Reproduce only this span: the line containing "Clone this chart in matplotlib.", the line containing "0.0079, 0.0180, 0.0395, 0.0666]", and every line between them, all exactly as given.

- Input for this task

==================================================

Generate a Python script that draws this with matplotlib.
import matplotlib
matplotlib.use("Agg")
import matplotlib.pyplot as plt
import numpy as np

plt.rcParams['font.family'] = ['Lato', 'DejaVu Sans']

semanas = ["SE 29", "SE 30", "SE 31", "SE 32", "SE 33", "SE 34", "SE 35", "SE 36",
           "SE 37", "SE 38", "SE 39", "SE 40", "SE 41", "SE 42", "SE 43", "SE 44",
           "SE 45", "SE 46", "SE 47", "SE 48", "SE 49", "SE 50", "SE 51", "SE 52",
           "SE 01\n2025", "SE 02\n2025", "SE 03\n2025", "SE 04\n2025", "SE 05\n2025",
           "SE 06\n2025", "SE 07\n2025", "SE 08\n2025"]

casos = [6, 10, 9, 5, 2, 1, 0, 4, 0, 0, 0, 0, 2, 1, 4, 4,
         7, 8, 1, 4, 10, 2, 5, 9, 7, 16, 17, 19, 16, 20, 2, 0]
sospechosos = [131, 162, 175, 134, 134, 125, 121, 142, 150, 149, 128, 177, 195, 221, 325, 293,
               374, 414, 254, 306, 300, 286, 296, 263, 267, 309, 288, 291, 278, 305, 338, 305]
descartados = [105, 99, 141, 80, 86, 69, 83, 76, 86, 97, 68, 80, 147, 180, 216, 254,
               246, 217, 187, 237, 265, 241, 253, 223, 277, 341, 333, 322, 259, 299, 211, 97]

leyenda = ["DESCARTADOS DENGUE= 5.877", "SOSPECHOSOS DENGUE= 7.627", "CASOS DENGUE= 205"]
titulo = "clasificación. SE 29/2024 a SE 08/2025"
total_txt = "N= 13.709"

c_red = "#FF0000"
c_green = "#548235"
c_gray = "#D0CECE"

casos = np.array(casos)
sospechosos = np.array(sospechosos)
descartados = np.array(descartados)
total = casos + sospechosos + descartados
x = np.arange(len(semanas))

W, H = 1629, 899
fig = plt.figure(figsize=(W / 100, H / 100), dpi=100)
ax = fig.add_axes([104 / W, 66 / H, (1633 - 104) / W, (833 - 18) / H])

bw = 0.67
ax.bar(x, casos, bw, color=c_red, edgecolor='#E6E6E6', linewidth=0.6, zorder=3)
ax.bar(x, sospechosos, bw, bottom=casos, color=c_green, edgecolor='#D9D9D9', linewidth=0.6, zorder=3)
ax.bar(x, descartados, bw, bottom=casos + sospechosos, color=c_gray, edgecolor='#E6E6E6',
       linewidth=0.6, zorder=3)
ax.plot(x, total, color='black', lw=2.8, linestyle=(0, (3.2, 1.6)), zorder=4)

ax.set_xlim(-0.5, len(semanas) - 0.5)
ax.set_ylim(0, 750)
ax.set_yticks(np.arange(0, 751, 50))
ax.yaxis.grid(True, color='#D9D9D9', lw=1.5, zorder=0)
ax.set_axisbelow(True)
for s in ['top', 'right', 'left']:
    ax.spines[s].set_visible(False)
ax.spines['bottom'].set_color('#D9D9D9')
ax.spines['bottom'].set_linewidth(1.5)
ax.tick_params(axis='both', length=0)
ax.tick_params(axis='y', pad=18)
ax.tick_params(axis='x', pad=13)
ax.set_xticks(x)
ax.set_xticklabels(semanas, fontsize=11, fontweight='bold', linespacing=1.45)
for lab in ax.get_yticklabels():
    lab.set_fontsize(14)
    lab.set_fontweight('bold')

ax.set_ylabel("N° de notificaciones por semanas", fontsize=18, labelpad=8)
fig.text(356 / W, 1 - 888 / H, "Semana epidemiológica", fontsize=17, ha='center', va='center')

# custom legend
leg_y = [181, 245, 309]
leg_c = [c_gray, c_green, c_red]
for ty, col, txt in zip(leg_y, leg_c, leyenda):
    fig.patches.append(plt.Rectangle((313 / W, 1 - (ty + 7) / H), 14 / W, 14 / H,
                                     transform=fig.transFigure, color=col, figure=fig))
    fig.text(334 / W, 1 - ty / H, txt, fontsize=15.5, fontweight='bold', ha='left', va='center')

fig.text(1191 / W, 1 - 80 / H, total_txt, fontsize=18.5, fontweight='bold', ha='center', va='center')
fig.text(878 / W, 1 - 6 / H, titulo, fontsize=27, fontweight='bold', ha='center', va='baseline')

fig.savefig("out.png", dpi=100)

==================================================

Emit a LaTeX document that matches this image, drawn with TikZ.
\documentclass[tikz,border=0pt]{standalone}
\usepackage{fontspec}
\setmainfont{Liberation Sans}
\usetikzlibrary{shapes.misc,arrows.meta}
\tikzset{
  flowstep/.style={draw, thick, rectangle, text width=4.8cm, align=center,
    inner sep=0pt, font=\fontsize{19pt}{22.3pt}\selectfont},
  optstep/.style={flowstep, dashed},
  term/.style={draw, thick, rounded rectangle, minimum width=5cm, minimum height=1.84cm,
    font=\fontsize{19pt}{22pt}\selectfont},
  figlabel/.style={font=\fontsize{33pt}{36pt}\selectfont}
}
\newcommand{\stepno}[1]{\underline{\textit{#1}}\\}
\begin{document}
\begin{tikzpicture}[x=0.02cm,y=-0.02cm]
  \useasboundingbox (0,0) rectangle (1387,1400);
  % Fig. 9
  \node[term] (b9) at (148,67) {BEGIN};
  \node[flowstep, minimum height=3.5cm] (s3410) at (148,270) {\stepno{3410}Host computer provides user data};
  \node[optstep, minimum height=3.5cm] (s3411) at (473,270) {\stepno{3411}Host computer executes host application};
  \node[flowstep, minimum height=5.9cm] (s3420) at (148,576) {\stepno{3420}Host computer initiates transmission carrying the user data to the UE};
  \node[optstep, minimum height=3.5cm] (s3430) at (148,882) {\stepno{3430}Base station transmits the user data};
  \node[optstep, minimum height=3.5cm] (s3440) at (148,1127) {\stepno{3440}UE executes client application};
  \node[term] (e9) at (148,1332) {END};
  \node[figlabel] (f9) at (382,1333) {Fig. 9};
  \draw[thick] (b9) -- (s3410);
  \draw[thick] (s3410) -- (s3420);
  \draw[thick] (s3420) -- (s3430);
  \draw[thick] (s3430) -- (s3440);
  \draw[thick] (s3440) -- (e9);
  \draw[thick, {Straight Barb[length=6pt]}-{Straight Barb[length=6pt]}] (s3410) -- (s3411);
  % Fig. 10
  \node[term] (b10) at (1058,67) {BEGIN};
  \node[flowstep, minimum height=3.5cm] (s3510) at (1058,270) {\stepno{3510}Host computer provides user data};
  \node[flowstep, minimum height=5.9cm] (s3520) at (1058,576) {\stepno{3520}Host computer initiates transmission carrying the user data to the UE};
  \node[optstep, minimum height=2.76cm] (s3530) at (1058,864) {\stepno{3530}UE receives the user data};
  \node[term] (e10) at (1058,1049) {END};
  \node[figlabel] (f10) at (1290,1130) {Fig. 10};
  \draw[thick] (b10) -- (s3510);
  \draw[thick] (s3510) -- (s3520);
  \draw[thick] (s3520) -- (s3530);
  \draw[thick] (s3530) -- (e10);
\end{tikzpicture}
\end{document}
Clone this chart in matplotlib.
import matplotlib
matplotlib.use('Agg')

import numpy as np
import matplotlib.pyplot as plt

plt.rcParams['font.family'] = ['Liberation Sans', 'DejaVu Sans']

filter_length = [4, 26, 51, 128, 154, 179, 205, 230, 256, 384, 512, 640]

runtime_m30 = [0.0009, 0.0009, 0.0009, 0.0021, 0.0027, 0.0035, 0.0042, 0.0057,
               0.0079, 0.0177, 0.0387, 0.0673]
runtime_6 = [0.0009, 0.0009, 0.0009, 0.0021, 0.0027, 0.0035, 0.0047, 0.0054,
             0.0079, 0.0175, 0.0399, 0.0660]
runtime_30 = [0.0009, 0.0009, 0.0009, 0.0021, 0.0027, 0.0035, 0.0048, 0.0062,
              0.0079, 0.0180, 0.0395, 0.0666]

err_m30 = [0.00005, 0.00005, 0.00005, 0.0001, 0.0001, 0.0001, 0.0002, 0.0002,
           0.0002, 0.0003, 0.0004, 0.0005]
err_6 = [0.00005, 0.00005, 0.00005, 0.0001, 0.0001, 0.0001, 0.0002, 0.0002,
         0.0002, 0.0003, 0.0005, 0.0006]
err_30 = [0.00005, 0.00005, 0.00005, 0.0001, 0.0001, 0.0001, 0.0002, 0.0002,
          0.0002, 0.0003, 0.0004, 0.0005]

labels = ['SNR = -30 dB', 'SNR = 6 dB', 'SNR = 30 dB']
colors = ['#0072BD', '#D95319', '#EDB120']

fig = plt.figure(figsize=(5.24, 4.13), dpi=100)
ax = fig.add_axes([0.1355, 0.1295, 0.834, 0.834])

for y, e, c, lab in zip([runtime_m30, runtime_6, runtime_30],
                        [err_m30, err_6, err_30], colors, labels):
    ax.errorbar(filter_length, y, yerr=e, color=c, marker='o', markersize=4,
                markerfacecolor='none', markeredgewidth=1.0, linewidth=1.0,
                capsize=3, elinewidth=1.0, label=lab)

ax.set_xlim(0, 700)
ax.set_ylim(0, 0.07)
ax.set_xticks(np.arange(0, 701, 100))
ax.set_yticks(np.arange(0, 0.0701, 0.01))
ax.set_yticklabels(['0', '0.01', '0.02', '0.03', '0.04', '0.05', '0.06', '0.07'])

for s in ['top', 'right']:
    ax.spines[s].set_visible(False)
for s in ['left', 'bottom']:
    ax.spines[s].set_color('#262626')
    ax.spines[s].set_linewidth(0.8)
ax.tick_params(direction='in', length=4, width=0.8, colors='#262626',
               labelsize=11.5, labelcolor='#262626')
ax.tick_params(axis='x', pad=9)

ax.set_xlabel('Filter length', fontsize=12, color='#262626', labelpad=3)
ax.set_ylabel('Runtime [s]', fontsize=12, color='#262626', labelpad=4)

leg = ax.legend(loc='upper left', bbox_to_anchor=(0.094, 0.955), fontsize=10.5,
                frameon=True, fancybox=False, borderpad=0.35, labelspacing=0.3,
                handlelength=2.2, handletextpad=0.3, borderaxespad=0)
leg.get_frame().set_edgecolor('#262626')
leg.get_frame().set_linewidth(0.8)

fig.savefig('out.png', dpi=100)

==================================================

- Written answer
Clone this chart in matplotlib.
import matplotlib
matplotlib.use('Agg')

import numpy as np
import matplotlib.pyplot as plt

plt.rcParams['font.family'] = ['Liberation Sans', 'DejaVu Sans']

filter_length = [4, 26, 51, 128, 154, 179, 205, 230, 256, 384, 512, 640]

runtime_m30 = [0.0009, 0.0009, 0.0009, 0.0021, 0.0027, 0.0035, 0.0042, 0.0057,
               0.0079, 0.0177, 0.0387, 0.0673]
runtime_6 = [0.0009, 0.0009, 0.0009, 0.0021, 0.0027, 0.0035, 0.0047, 0.0054,
             0.0079, 0.0175, 0.0399, 0.0660]
runtime_30 = [0.0009, 0.0009, 0.0009, 0.0021, 0.0027, 0.0035, 0.0048, 0.0062,
              0.0079, 0.0180, 0.0395, 0.0666]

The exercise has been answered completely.